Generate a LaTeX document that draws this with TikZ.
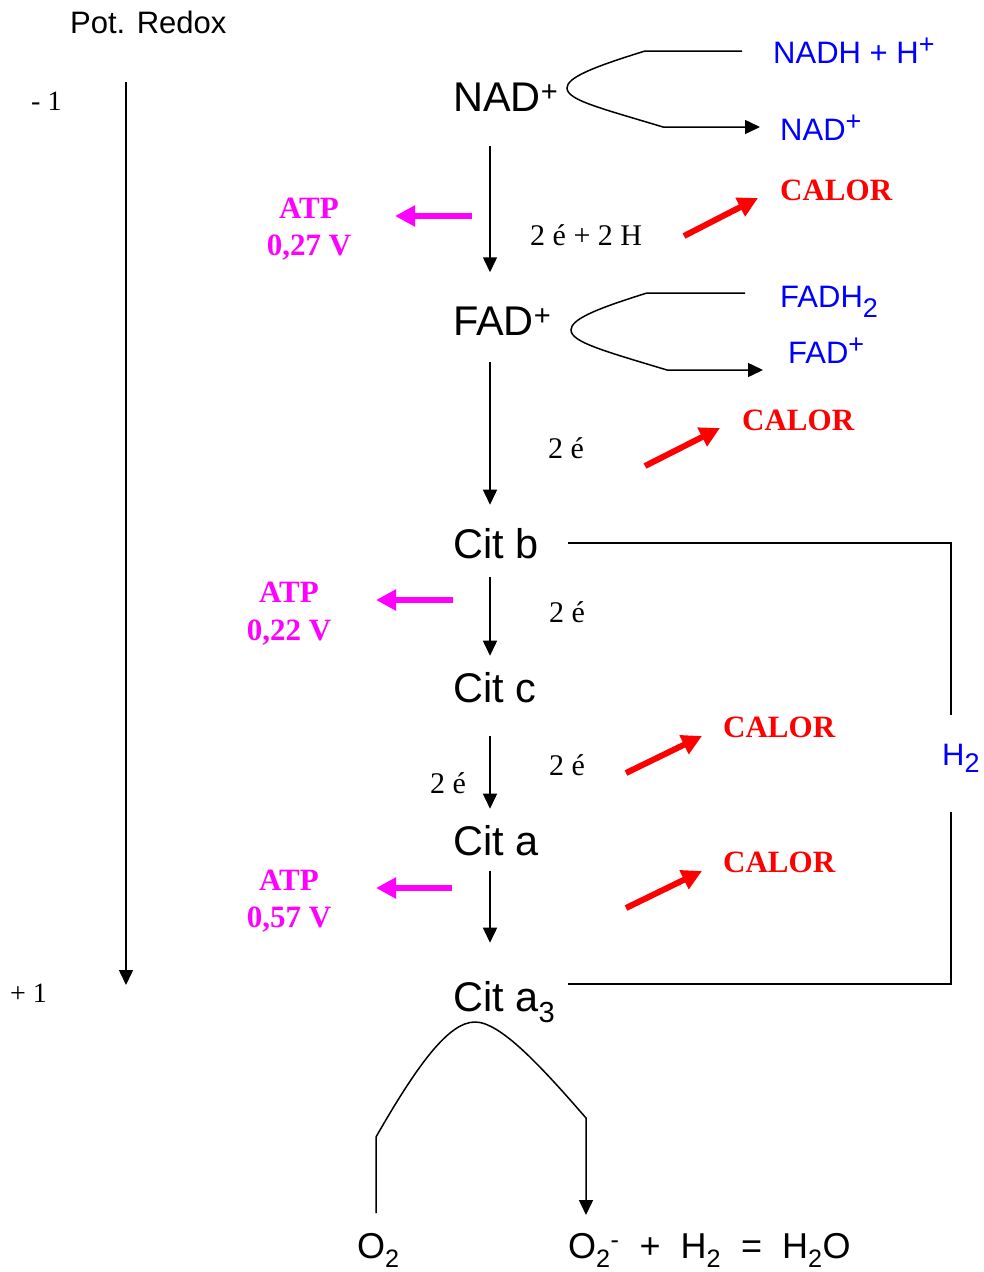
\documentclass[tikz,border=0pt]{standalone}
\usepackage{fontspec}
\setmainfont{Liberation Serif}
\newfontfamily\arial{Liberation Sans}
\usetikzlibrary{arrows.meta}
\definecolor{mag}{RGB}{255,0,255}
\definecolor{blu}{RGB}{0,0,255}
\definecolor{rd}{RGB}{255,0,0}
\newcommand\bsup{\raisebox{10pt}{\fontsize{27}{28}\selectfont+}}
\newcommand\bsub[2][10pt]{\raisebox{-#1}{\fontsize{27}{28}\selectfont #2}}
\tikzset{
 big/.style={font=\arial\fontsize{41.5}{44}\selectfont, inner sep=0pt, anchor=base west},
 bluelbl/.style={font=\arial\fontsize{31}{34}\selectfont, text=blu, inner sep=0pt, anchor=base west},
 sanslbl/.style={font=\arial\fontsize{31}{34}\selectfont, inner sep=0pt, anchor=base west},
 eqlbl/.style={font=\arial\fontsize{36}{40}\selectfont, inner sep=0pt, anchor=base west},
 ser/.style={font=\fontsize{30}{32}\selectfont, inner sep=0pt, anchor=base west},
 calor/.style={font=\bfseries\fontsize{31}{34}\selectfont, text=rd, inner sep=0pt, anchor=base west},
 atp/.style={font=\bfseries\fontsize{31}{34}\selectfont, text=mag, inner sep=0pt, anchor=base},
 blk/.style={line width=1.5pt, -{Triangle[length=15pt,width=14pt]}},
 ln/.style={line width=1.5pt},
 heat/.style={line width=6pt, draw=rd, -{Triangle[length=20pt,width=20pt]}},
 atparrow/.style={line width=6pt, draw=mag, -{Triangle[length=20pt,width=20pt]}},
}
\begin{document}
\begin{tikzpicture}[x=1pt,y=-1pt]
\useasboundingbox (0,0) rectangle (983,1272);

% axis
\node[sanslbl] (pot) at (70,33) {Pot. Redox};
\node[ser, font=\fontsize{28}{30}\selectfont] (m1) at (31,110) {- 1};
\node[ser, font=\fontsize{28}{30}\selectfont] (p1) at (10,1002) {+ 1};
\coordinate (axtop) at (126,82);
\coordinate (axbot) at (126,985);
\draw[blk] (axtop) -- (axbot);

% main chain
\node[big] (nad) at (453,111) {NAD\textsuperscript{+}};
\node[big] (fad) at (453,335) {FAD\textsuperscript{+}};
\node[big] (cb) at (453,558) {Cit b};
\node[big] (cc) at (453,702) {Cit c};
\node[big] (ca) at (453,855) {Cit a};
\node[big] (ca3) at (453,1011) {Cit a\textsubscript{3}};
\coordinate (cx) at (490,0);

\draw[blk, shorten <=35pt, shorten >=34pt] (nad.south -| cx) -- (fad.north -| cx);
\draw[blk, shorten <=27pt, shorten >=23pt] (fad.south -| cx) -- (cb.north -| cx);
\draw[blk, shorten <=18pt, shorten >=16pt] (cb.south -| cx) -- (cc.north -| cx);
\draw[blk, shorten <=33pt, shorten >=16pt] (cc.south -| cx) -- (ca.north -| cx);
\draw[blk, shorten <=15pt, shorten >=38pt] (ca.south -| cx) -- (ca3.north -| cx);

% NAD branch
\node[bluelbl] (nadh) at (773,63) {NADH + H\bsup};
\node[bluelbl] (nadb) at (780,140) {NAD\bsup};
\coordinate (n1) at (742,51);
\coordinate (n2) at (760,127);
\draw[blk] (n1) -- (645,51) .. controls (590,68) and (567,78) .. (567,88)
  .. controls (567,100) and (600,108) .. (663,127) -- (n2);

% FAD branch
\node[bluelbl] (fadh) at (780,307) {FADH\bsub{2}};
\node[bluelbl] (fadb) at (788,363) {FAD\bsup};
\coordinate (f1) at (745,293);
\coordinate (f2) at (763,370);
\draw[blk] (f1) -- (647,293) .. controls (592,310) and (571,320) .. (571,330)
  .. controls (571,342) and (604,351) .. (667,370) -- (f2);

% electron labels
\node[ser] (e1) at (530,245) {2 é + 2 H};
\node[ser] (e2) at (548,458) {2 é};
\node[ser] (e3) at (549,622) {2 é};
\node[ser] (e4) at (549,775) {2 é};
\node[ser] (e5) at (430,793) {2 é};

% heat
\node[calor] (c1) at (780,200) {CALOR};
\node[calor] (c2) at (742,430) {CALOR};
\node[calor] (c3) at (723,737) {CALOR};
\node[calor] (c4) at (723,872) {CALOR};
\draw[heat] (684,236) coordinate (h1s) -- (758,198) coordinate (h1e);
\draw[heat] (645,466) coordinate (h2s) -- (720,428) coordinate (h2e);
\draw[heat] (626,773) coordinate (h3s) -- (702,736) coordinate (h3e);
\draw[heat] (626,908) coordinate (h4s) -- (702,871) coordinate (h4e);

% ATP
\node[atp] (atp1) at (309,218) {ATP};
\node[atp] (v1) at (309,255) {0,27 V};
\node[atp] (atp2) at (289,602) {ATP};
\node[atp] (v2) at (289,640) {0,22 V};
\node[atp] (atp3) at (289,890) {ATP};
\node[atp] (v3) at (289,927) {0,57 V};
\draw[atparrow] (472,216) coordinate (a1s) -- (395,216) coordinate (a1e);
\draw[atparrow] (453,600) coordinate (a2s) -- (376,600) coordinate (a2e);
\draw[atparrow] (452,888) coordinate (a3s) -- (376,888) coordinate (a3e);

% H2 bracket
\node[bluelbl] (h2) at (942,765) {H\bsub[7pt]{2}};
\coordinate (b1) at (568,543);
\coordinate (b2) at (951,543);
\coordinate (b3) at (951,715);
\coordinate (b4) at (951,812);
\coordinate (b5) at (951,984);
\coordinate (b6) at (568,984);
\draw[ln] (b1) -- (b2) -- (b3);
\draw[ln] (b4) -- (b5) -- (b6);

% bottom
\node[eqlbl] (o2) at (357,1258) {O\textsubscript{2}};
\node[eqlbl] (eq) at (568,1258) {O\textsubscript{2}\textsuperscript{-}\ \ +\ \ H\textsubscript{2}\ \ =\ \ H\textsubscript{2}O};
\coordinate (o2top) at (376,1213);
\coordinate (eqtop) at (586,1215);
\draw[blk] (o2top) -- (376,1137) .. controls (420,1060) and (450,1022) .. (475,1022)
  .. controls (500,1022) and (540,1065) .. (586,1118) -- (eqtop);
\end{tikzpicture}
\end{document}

*Written exercise:*
Restate the whole listing above exactly, please, omitting every image.

*Answer for the task:*
Generate a LaTeX document that draws this with TikZ.
\documentclass[tikz,border=0pt]{standalone}
\usepackage{fontspec}
\setmainfont{Liberation Serif}
\newfontfamily\arial{Liberation Sans}
\usetikzlibrary{arrows.meta}
\definecolor{mag}{RGB}{255,0,255}
\definecolor{blu}{RGB}{0,0,255}
\definecolor{rd}{RGB}{255,0,0}
\newcommand\bsup{\raisebox{10pt}{\fontsize{27}{28}\selectfont+}}
\newcommand\bsub[2][10pt]{\raisebox{-#1}{\fontsize{27}{28}\selectfont #2}}
\tikzset{
 big/.style={font=\arial\fontsize{41.5}{44}\selectfont, inner sep=0pt, anchor=base west},
 bluelbl/.style={font=\arial\fontsize{31}{34}\selectfont, text=blu, inner sep=0pt, anchor=base west},
 sanslbl/.style={font=\arial\fontsize{31}{34}\selectfont, inner sep=0pt, anchor=base west},
 eqlbl/.style={font=\arial\fontsize{36}{40}\selectfont, inner sep=0pt, anchor=base west},
 ser/.style={font=\fontsize{30}{32}\selectfont, inner sep=0pt, anchor=base west},
 calor/.style={font=\bfseries\fontsize{31}{34}\selectfont, text=rd, inner sep=0pt, anchor=base west},
 atp/.style={font=\bfseries\fontsize{31}{34}\selectfont, text=mag, inner sep=0pt, anchor=base},
 blk/.style={line width=1.5pt, -{Triangle[length=15pt,width=14pt]}},
 ln/.style={line width=1.5pt},
 heat/.style={line width=6pt, draw=rd, -{Triangle[length=20pt,width=20pt]}},
 atparrow/.style={line width=6pt, draw=mag, -{Triangle[length=20pt,width=20pt]}},
}
\begin{document}
\begin{tikzpicture}[x=1pt,y=-1pt]
\useasboundingbox (0,0) rectangle (983,1272);

% axis
\node[sanslbl] (pot) at (70,33) {Pot. Redox};
\node[ser, font=\fontsize{28}{30}\selectfont] (m1) at (31,110) {- 1};
\node[ser, font=\fontsize{28}{30}\selectfont] (p1) at (10,1002) {+ 1};
\coordinate (axtop) at (126,82);
\coordinate (axbot) at (126,985);
\draw[blk] (axtop) -- (axbot);

% main chain
\node[big] (nad) at (453,111) {NAD\textsuperscript{+}};
\node[big] (fad) at (453,335) {FAD\textsuperscript{+}};
\node[big] (cb) at (453,558) {Cit b};
\node[big] (cc) at (453,702) {Cit c};
\node[big] (ca) at (453,855) {Cit a};
\node[big] (ca3) at (453,1011) {Cit a\textsubscript{3}};
\coordinate (cx) at (490,0);

\draw[blk, shorten <=35pt, shorten >=34pt] (nad.south -| cx) -- (fad.north -| cx);
\draw[blk, shorten <=27pt, shorten >=23pt] (fad.south -| cx) -- (cb.north -| cx);
\draw[blk, shorten <=18pt, shorten >=16pt] (cb.south -| cx) -- (cc.north -| cx);
\draw[blk, shorten <=33pt, shorten >=16pt] (cc.south -| cx) -- (ca.north -| cx);
\draw[blk, shorten <=15pt, shorten >=38pt] (ca.south -| cx) -- (ca3.north -| cx);

% NAD branch
\node[bluelbl] (nadh) at (773,63) {NADH + H\bsup};
\node[bluelbl] (nadb) at (780,140) {NAD\bsup};
\coordinate (n1) at (742,51);
\coordinate (n2) at (760,127);
\draw[blk] (n1) -- (645,51) .. controls (590,68) and (567,78) .. (567,88)
  .. controls (567,100) and (600,108) .. (663,127) -- (n2);

% FAD branch
\node[bluelbl] (fadh) at (780,307) {FADH\bsub{2}};
\node[bluelbl] (fadb) at (788,363) {FAD\bsup};
\coordinate (f1) at (745,293);
\coordinate (f2) at (763,370);
\draw[blk] (f1) -- (647,293) .. controls (592,310) and (571,320) .. (571,330)
  .. controls (571,342) and (604,351) .. (667,370) -- (f2);

% electron labels
\node[ser] (e1) at (530,245) {2 é + 2 H};
\node[ser] (e2) at (548,458) {2 é};
\node[ser] (e3) at (549,622) {2 é};
\node[ser] (e4) at (549,775) {2 é};
\node[ser] (e5) at (430,793) {2 é};

% heat
\node[calor] (c1) at (780,200) {CALOR};
\node[calor] (c2) at (742,430) {CALOR};
\node[calor] (c3) at (723,737) {CALOR};
\node[calor] (c4) at (723,872) {CALOR};
\draw[heat] (684,236) coordinate (h1s) -- (758,198) coordinate (h1e);
\draw[heat] (645,466) coordinate (h2s) -- (720,428) coordinate (h2e);
\draw[heat] (626,773) coordinate (h3s) -- (702,736) coordinate (h3e);
\draw[heat] (626,908) coordinate (h4s) -- (702,871) coordinate (h4e);

% ATP
\node[atp] (atp1) at (309,218) {ATP};
\node[atp] (v1) at (309,255) {0,27 V};
\node[atp] (atp2) at (289,602) {ATP};
\node[atp] (v2) at (289,640) {0,22 V};
\node[atp] (atp3) at (289,890) {ATP};
\node[atp] (v3) at (289,927) {0,57 V};
\draw[atparrow] (472,216) coordinate (a1s) -- (395,216) coordinate (a1e);
\draw[atparrow] (453,600) coordinate (a2s) -- (376,600) coordinate (a2e);
\draw[atparrow] (452,888) coordinate (a3s) -- (376,888) coordinate (a3e);

% H2 bracket
\node[bluelbl] (h2) at (942,765) {H\bsub[7pt]{2}};
\coordinate (b1) at (568,543);
\coordinate (b2) at (951,543);
\coordinate (b3) at (951,715);
\coordinate (b4) at (951,812);
\coordinate (b5) at (951,984);
\coordinate (b6) at (568,984);
\draw[ln] (b1) -- (b2) -- (b3);
\draw[ln] (b4) -- (b5) -- (b6);

% bottom
\node[eqlbl] (o2) at (357,1258) {O\textsubscript{2}};
\node[eqlbl] (eq) at (568,1258) {O\textsubscript{2}\textsuperscript{-}\ \ +\ \ H\textsubscript{2}\ \ =\ \ H\textsubscript{2}O};
\coordinate (o2top) at (376,1213);
\coordinate (eqtop) at (586,1215);
\draw[blk] (o2top) -- (376,1137) .. controls (420,1060) and (450,1022) .. (475,1022)
  .. controls (500,1022) and (540,1065) .. (586,1118) -- (eqtop);
\end{tikzpicture}
\end{document}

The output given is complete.